The 58-year-old served as a parish priest for seven years before joining the Chaplain Corps, endorsed by the African Methodist Episcopal Zion Church.

He deployed to Bosnia-Herzegovina for much of 2000, Army personnel records show, then spent 4½ years in Italy with 22nd Support Group. Two brain scans Blay underwent while in Italy showed small abnormalities, but no follow-up treatment or diagnosis was offered at the time, according to MEB documents.

He returned stateside to serve with 2nd Battalion, 506th Infantry Regiment, out of Fort Campbell, Kentucky, and deployed to Iraq with that unit for a year.

In April 2007, after returning from deployment, Blay "presented to Primary Care … with a one year history of changes in handwriting and described them as worsening with stressful situations," per the board summary. Medical personnel told Blay it was a "benign event," the report states, but in 2008, after assuming duties with a quartermaster battalion out of Fort Lee, Virginia, he went back to the doctor with the same complaint.

A neurological assessment a few months later revealed memory problems — Blay told doctors he had trouble remembering sermons, for example, according to the MEB summary. Doctors suspected dementia, and further tests resulted in a diagnosis of Alzheimer's disease on Feb. 11, 2009.

Blay was prescribed Aricept, a drug that treats all stages of Alzheimer's, but stopped taking it shortly thereafter – after asking a doctor for permission to do so, Blay said — because he'd been suffering headaches and nausea.

In the years between the diagnosis and the plagiarism incidents, Blay did not seek medical care related to cognitive issues, the MEB report says. A neurologist in January 2015 even questioned the initial diagnosis, according to the report, citing "really no significant degradation of performance," but the MEB concluded that Blay does have "a neurocognitive disorder, which has been verified twice on neurophysical testing, and the cognitive disorder is such that it impacts his ability to execute his military duties."

The board found Blay physically unfit for service and recommended a 50 percent disability rating and permanent disability retirement, eligible for about $1,330 a month in Veterans Affairs Department compensation, according to documents provided by Sheldon.

Facing charges

Sheldon, Blay's civilian lawyer, believes the impact of Blay's disease is clear in the plagiarism charges.

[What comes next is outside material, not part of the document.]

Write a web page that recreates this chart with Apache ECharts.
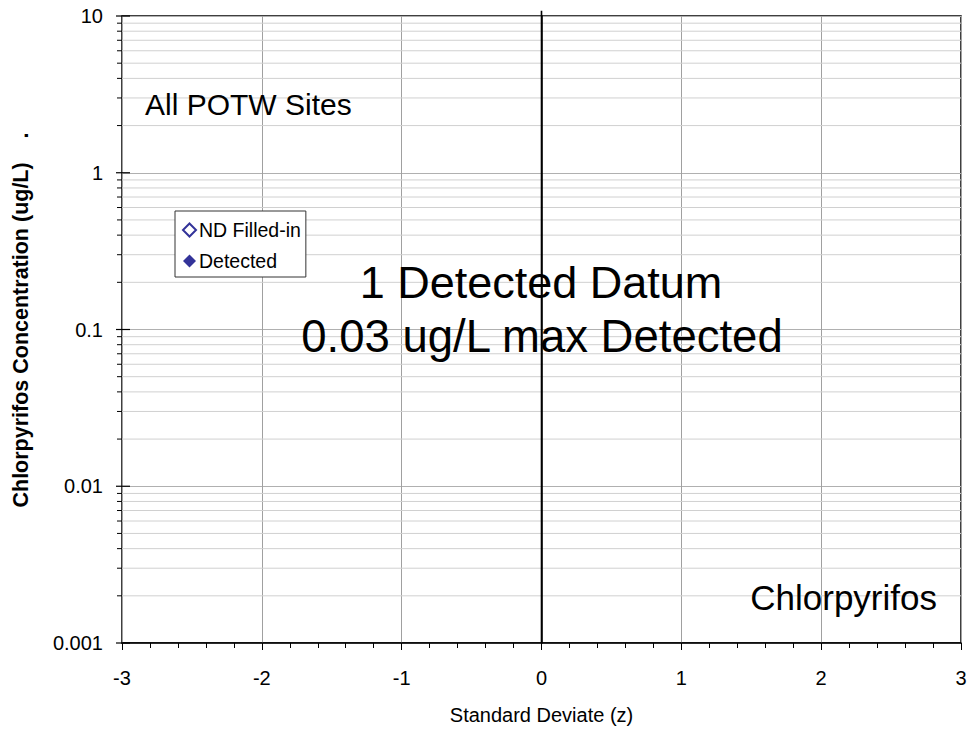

The chaplain admitted to wrongdoing in all three instances, all of which his lawyer says can be attributed to his cognitive disorder:

  • Submitting an article in early 2014 to the Redstone Rocket, the base newspaper at Alabama’s Redstone Arsenal, under his name that had been written by Texas-based pastor Charles Swindoll in 2010. The paper published the piece in February and later ran a correction to note the misattribution.
  • Using portions of an article by Swindoll in a story submitted in October 2013 to USAREC’s Recruiter Journal without any attribution.
  • Committing academic misconduct by submitted a plagiarized essay as part of his work at the Command and General Staff College in 2013.

Blay told the board on inquiry he "lost his bearing" around the time of the incidents and that he "doesn't understand why the plagiarism took place," per the summary. He pledged never to commit such dishonest acts again, but the board still recommended his separation, "with an honorable characterization of service." One board member dissented, calling the acts "an anomaly" and suggesting Blay remain in uniform.

Blay initially hoped the Army would see things that same way. In a Sept. 11 email, he offered a different outlook.

"I realize that given the nature of my condition, I will not be able to retire as a regular Soldier," he wrote. "My medical condition is profoundly affecting my thought process and every other thing that I do now. Even though I would have loved to complete 20 years of active military service, yet I know that is impossible under the present circumstances."